No blockbusters have come from the festival. Its most commercially successful films, which mainly went to video or cable, include, "Jane Doe," starring Calista Flockhart, and "The Smokers," a drama about three rebellious teenage girls at a Wisconsin boarding school.

Alson's own ITN Distribution company, which is one of his many projects (including the company's magazine, Independent Film Quarterly), has taken in some films. "Trans-American Killer" is one of them. The movie is expected to hit video stores nationwide in January.

Local filmmaker Joanie Spina says she isn't looking for anything other than an audience for her 19-minute documentary, "Born to Die," which explores the overpopulation of discarded pets in Las Vegas.

Spina follows Heaven Can Wait Sanctuary and the Las Vegas Valley Humane Society in their efforts to spay and neuter cats in low-income areas while using a mobile veterinary van and volunteers who trap the animals to get them fixed.

Often the groups partner with trailer parks where feral cats are abundant.

"The majority of the problem comes from lower-income areas," Spina said. "They don't have the money to spay and neuter. We have these groups in town who go into these areas with a mobile vet."

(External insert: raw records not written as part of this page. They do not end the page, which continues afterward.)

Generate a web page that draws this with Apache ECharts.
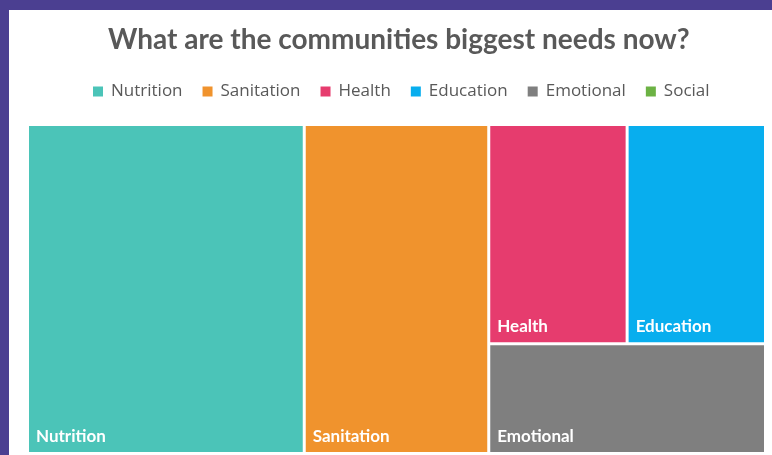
<!DOCTYPE html>
<html>
<head>
<meta charset="utf-8">
<script src="https://cdn.jsdelivr.net/npm/echarts@6/dist/echarts.min.js"></script>
<style>
  html, body { margin: 0; padding: 0; background: #4B3F91; width: 772px; height: 455px; overflow: hidden; }
  #chart { position: absolute; left: 9px; top: 10px; width: 763px; height: 445px; background: #ffffff; }
</style>
</head>
<body>
<div id="chart"></div>
<script>
const titleText = 'What are the communities biggest needs now?';
const categories = ['Nutrition', 'Sanitation', 'Health', 'Education', 'Emotional', 'Social'];
const values = [9, 6, 3, 3, 3, 0];
const colors = ['#4BC4B8', '#F0932D', '#E63C6E', '#08AEEE', '#7F7F7F', '#6CB244'];

const chart = echarts.init(document.getElementById('chart'), null, { renderer: 'canvas' });

const treeData = categories
  .map((name, i) => ({ name: name, value: values[i], itemStyle: { color: colors[i] } }))
  .filter(d => d.value > 0);

const legendProxyData = categories.map((name, i) => ({ name: name, value: values[i], itemStyle: { color: colors[i] } }));

chart.setOption({
  backgroundColor: '#ffffff',
  animation: false,
  title: {
    text: titleText,
    left: 99,
    top: 16,
    padding: 0,
    textStyle: { fontFamily: 'Lato', fontWeight: 'bold', fontSize: 28, color: '#595959' }
  },
  legend: {
    data: categories,
    left: 84,
    top: 73,
    padding: 0,
    itemWidth: 10,
    itemHeight: 10,
    itemGap: 20,
    icon: 'rect',
    textStyle: { fontFamily: 'Open Sans', fontSize: 17, color: '#595959', padding: [0, 0, 0, 3] }
  },
  series: [
    {
      type: 'pie',
      name: 'legendProxy',
      radius: [0, 0],
      center: [-50, -50],
      silent: true,
      label: { show: false },
      labelLine: { show: false },
      data: legendProxyData
    },
    {
      type: 'treemap',
      name: 'Needs',
      left: 20,
      top: 116,
      width: 735,
      height: 326,
      roam: false,
      nodeClick: false,
      squareRatio: 1,
      sort: false,
      breadcrumb: { show: false },
      itemStyle: { borderWidth: 0, gapWidth: 3, borderColor: '#ffffff' },
      label: {
        show: true,
        position: 'insideBottomLeft',
        distance: 4,
        padding: [0, 0, 3, 3],
        fontFamily: 'Lato',
        fontWeight: 'bold',
        fontSize: 17,
        color: '#ffffff'
      },
      upperLabel: { show: false },
      data: treeData
    }
  ]
});
</script>
</body>
</html>
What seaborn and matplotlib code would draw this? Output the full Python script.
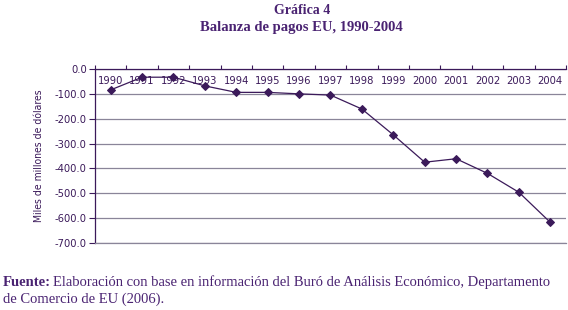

Probably the film's most heart-wrenching section is when Spina interviews euthanasia technicians at Dewey Animal Shelter, which euthanizes dozens of animals a day.

"You can't imagine what it's like to be the person who does that," Spina said. "They have that sadness and that guilt and the public pointing fingers saying, 'How could you do that?' when someone has to do that.' "

"It was hard to be there, hard to edit."

Other local efforts include student films from the Community College of Southern Nevada's Videography and Film Program.